State discrimination with error margin and its locality
A. Hayashi, T. Hashimoto, and M. Horibe

TL;DR
This paper explores quantum state discrimination with a finite error margin, providing optimal strategies for two pure states and demonstrating that local operations suffice for multipartite states.
Contribution
It introduces a unified framework for quantum state discrimination with arbitrary error margins and shows local operations are sufficient for optimal discrimination in multipartite cases.
Findings
Optimal discrimination probability for two pure states with arbitrary error margin
Discrimination strategies are achievable via local operations and classical communication for multipartite states
Unified approach bridging minimum-error and unambiguous discrimination
Abstract
There are two common settings in a quantum-state discrimination problem.
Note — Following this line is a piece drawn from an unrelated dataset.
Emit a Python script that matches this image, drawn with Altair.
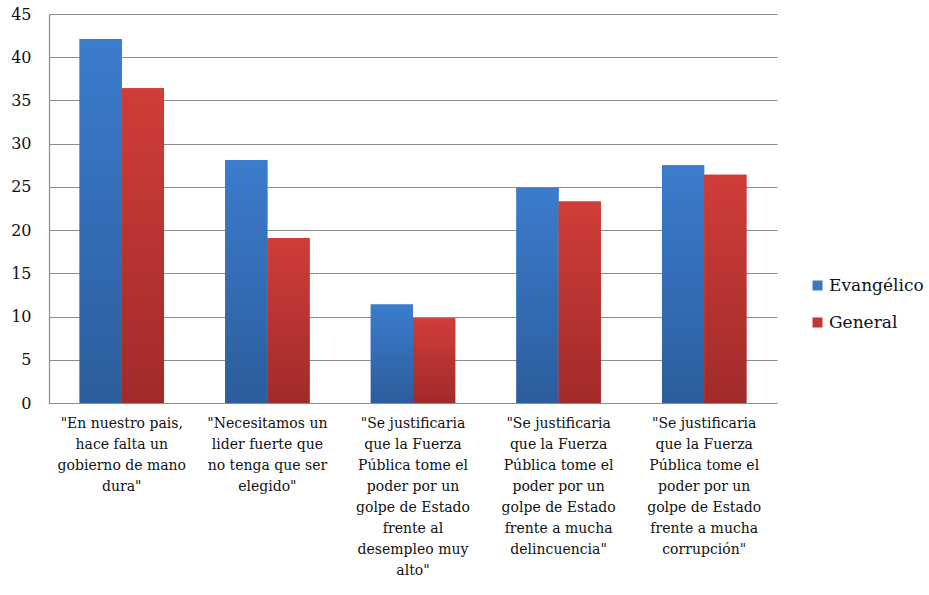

One is minimum-error discrimination where a wrong guess (error) is allowed and the discrimination success probability is maximized. The other is unambiguous discrimination where errors are not allowed but the inconclusive result "I don't know" is possible. We investigate discrimination problem with a finite margin imposed on the error probability. The two common settings correspond to the error margins 1 and 0. For arbitrary error margin, we determine the optimal discrimination probability for two pure states with equal occurrence probabilities. We also consider the case where the states to be discriminated are multipartite, and show that the optimal discrimination probability can be achieved by local operations and classical communication.